Over the past few years, the pandemic has continued to shrink an already-tightened driver pool, as many drivers have left the industry during the pandemic and there were far fewer new drivers trained in 2020 due to COVID-19 restrictions. In addition to the pandemic, the driver shortage has been perpetuated by a myriad of factors such as a high average age of drivers, lack of gender diversity, a federally mandated minimum age of 21 to drive commercially across stateliness and more. The American Trucking Association (ATA) estimates that the driver shortage capped at 80,000 drivers in 2021 and that at current trends, the shortage could surpass 160,000 in 2030. As such bottlenecks within the supply chain industry are felt by consumers, more attention is being turned towards mitigating the shortage.
The White House Announces “Trucking Action Plan”
At a White House-sponsored event on April 4, President Biden, along with the Labor and Transportation Secretaries, touted their “Trucking Action Plan” to strengthen America’s Trucking Workforce, with one of its key goals being to add drivers through company and industry-sponsored driver apprenticeship training programs. American Trucking Association (ATA) CEO and President, Chris Spear, cited the need for an additional 80,000 commercial truck drivers to meet the U.S. economy’s ever-growing needs.
Retailers Implement Training Programs and Wage Increases
As the nation’s largest retailer, Walmart needs 12,000 drivers to keep up with its demand. Walmart recently announced its driver recruiting strategy, which includes increasing the wages for new drivers from $95,000 to $110,000 in their first year, depending on experience. The Walmart Private Fleet Development Program will provide CDL licensing to supply chain professionals who complete a 12-week training course.
Tom’s Take: “Similar to the warehouse worker shortages and high turnover rates across the U.S., there is a need to recruit new drivers to keep the economy running on all cylinders, as ~72 percent of all goods in the U.S. are transported by the trucking industry. Increased pay, benefits and scheduling improvements are three key areas that can help address driver recruiting and retention issues.”
Unionization Vote Update
In my inaugural edition of Tom’s Takes, I mentioned an increase in unionization interest and the union votes at two Amazon fulfillment centers with an apparent win and a loss for each side.
In Bessemer, AL, the facility completed its second vote in March and has again voted not to be represented by the Retail, Wholesale and Department Store Union (RWDSU). The results this time showed a much closer vote with 993 votes against and 875 for the union. There are still over 400 contested ballots to be reviewed, which could still result in a union win and are expected to be resolved in the next several weeks.
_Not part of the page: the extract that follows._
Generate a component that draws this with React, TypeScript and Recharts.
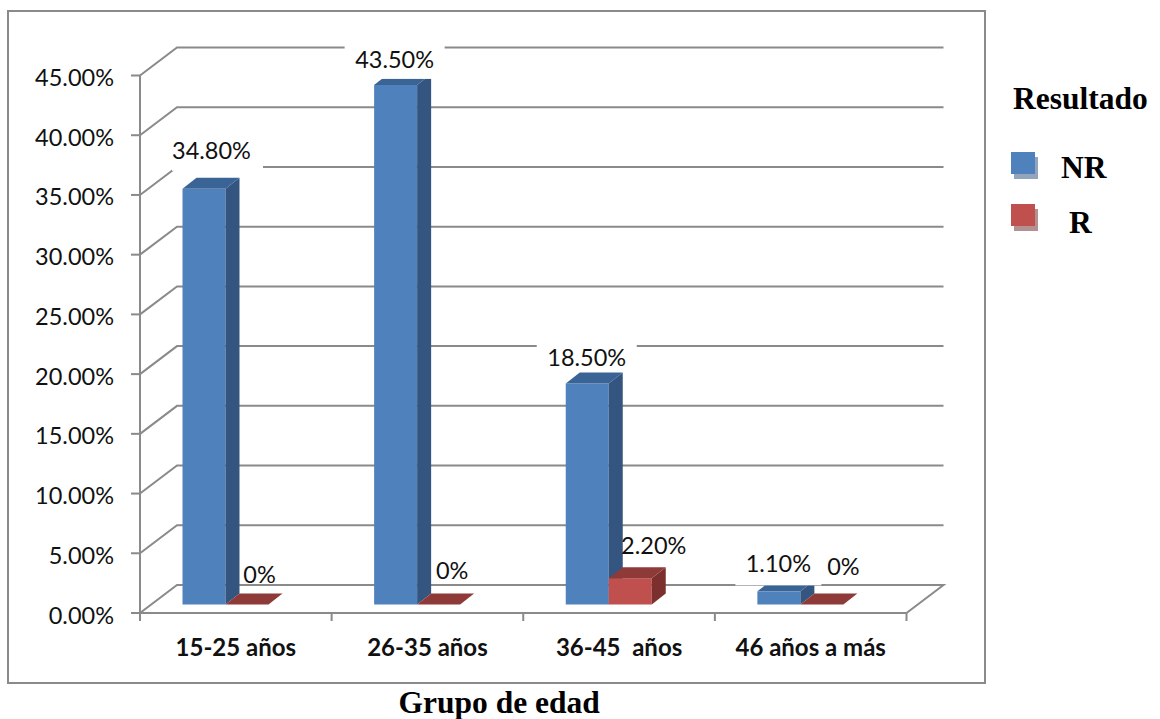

In the Staten Island facility, the newly formed Amazon Labor Union (ALU) won with 55 percent of the vote opting to be represented by the ALU. Amazon is contesting the results of the vote with the National Labor Relations Board (NLRB) citing 25 objections to the voting process. Amazon has until April 22, to provide additional evidence supporting the objections to the NLRB.
Tom’s Take: “With this being the first win for union representation in a U.S.-based Amazon fulfillment center, Amazon will surely pursue all legal challenges to ensure the voting was not suppressed nor influenced by the ALU or NLRB at the Staten Island (JFK8) Fulfillment Center. I will continue to follow these two cases and provide additional insight as to how this could affect the broader distribution industry and the headwinds companies face with recruiting, retaining and compensating today’s distribution center workforce.”